In this post, we’ll take a look at how to choose the right headphones for you and compare quality vs price without completely overwhelming you. We’ve chosen a few key things you need to know about headphone quality and chosen the top four headphones in the business, in one easy-to-digest list. After you read this post, you’ll be ready to make your headphone purchase. Make sure you invest in a comfortable, high-quality pair of headphones engineered for production. This is especially important if you don’t have good studio monitors or make music on the go.

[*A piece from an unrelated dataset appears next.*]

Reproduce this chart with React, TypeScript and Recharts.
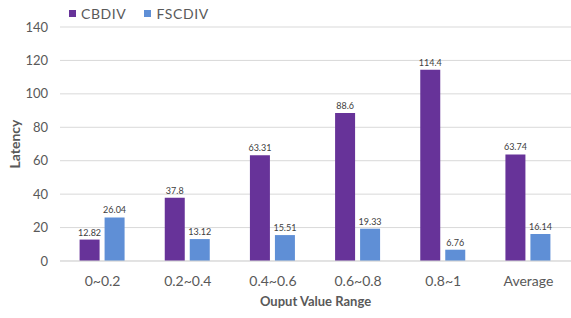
import { Bar, BarChart, CartesianGrid, LabelList, Legend, XAxis, YAxis } from "recharts";

const categories = ["0~0.2", "0.2~0.4", "0.4~0.6", "0.6~0.8", "0.8~1", "Average"];
const cbdiv = [12.82, 37.8, 63.31, 88.6, 114.4, 63.74];
const fscdiv = [26.04, 13.12, 15.51, 19.33, 6.76, 16.14];
const yTicks = [0, 20, 40, 60, 80, 100, 120, 140];

const PURPLE = "#673399";
const BLUE = "#5f8fd6";
const TEXT = "#595959";
const FONT = "Lato, 'Open Sans', sans-serif";

const rows = categories.map((name, i) => ({ name, CBDIV: cbdiv[i], FSCDIV: fscdiv[i] }));

function LegendContent() {
  const items = [
    { label: "CBDIV", color: PURPLE },
    { label: "FSCDIV", color: BLUE },
  ];
  return (
    <div style={{ display: "flex", gap: 18, fontFamily: FONT, fontSize: 14, letterSpacing: 0.6, color: TEXT }}>
      {items.map((it) => (
        <div key={it.label} style={{ display: "flex", alignItems: "center", gap: 5 }}>
          <span style={{ display: "inline-block", width: 7, height: 7, background: it.color }} />
          <span>{it.label}</span>
        </div>
      ))}
    </div>
  );
}

export default function App() {
  return (
    <div style={{ position: "fixed", left: 0, top: 0, width: 571, height: 318, background: "#fff" }}>
      <BarChart
        width={571}
        height={318}
        data={rows}
        margin={{ top: 10, right: 0, left: 0, bottom: 0 }}
        barCategoryGap="23%"
        barGap={5}
      >
        <CartesianGrid vertical={false} stroke="#d9d9d9" />
        <XAxis
          dataKey="name"
          height={57}
          axisLine={{ stroke: "#d9d9d9" }}
          tickLine={false}
          tickMargin={9}
          tick={{ fill: TEXT, fontSize: 14, fontFamily: FONT }}
          label={{
            value: "Ouput Value Range",
            position: "insideBottom",
            offset: 12,
            fill: TEXT,
            fontSize: 13,
            fontWeight: 700,
            fontFamily: FONT,
          }}
        />
        <YAxis
          width={60}
          domain={[0, 140]}
          ticks={yTicks}
          axisLine={false}
          tickLine={false}
          tickMargin={6}
          tick={{ fill: TEXT, fontSize: 13, fontFamily: FONT }}
          label={{
            value: "Latency",
            angle: -90,
            position: "insideLeft",
            offset: 15,
            fill: TEXT,
            fontSize: 14,
            fontWeight: 700,
            fontFamily: FONT,
            style: { textAnchor: "middle" },
          }}
        />
        <Legend
          verticalAlign="top"
          align="left"
          content={<LegendContent />}
          wrapperStyle={{ top: 5, left: 69, width: "auto" }}
        />
        <Bar dataKey="CBDIV" fill={PURPLE} isAnimationActive={false}>
          <LabelList dataKey="CBDIV" position="top" offset={4} fill="#404040" fontSize={9} fontFamily={FONT} />
        </Bar>
        <Bar dataKey="FSCDIV" fill={BLUE} isAnimationActive={false}>
          <LabelList dataKey="FSCDIV" position="top" offset={4} fill="#404040" fontSize={9} fontFamily={FONT} />
        </Bar>
      </BarChart>
    </div>
  );
}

What to Look For in Production Headphones
There are a ton of top-quality headphones out there, so choosing the best fit for you really depends on more than a simple ratings read-through. Before you buy headphone for producing, let’s look at what will make some better than others for your specific needs.
What You Work On
If you are both making music and DJing, you’ll want two separate headphones. Sure, some headphones are appropriate for both production and DJing (although they’re few and far between), but production headphones are truly engineered for just that: production. Studio quality production headphones are flat. That means they are specifically built for making and mastering music. They don’t artificially boost some frequencies over others. Many DJing headphones may boost certain frequencies, like bass, to help DJs mix in the booth. Most consumer headphones, like those lovely noise canceling ones you take with you on the plane, are also not suitable for production for this reason.
Where You Work
Do you work in a home studio? In your living room when your roommates are home? In a busy cafe? Where you work is a determining factor of what kind of headphone you need to get. If you need more sound isolation (and you need to respect other people’s space), you definitely need a closed-back headphone.
Open-Back versus Closed-Back
Ok, so what does this open-back, closed-back stuff mean? Open-back headphones allow sound in and out around your ear. That means you’re letting sound in and out too; people will hear what you’re listening to and you’ll hear everything around you. Obviously this isn’t the best choice if you need to make music in a shared space. The advantage to open-back headphones is that the flexible movement of sound makes for a more accurate portrayal of your music in the outside world. This makes them great for mixing and mastering.
Closed-back headphones isolate the sound so little will be heard coming in and out. If you want to use these headphones for listening in shared spaces, you’ll have to go with closed-back headphones. Don’t worry though. There are plenty of amazing closed-back headphones perfect for music production. For a more detailed explanation of open vs closed, watch this great video by Minimalistik below.
On-Ear versus Over-Ear
These are pretty self explanatory. On-ear headphones sit on top of your ear, rather than all the way around (over-ear). Most production headphones are over-ear since they make for better sound isolation and they are much more comfortable. Many DJ headphone are on-ear because they’re more compact, flexible, and don’t need to be worn nonstop for long periods of time. For producing and mastering, you’ll definitely want over-ear headphones.
Most Recommended for Under $500
These Sennheisers generally retail for $300 to $400 dollars. These open-back, over-ear headphones are truly top-quality and comfortable to wear. Just read the reviews on Amazon to hear for yourself. If you have the appropriate space and the cash, this could be a good choice for you.
Most Recommended for Under $200
This is probably one of the most top-rated set of headphones in the business within the $150 price range. They’re used by veterans and new producers alike and seems to be a staple that every producer has used at some point or another. They’re over-ear and closed-back.
The BeyerDynamic DT 770 headphone is comfortable and durable. You definitely won’t need to replace these year after year. These over-ear headphones retail for around $180 and are nearly unbeatable for the price. Note that you’ll need an amp for the 80 OHM version and these are truly better for high-quality at home listening rather than mixing and producing. To get more out of the 250 OHM you can also get a headphone amp, which improves clarity, but it’s not required. These headphones are relatively flat and are revered by veterans.
Most Recommended for $100 or less
These headphones are definitely a staple for new and emerging music producers. They’re professional-grade, foldable and portable, comfortable to wear, and offer great, clear sound. At this price point, you can’t go wrong with these. Just check out their Amazon reviews.
Hopefully this quick overview helped you sort through all the noise (no pun intended) out there about the best headphones for producing. Your budget shouldn’t be a hinderance when it comes to music production and, especially, good headphones. As you can see, there are options for everyone and you’ll go on to make great music whatever your choice.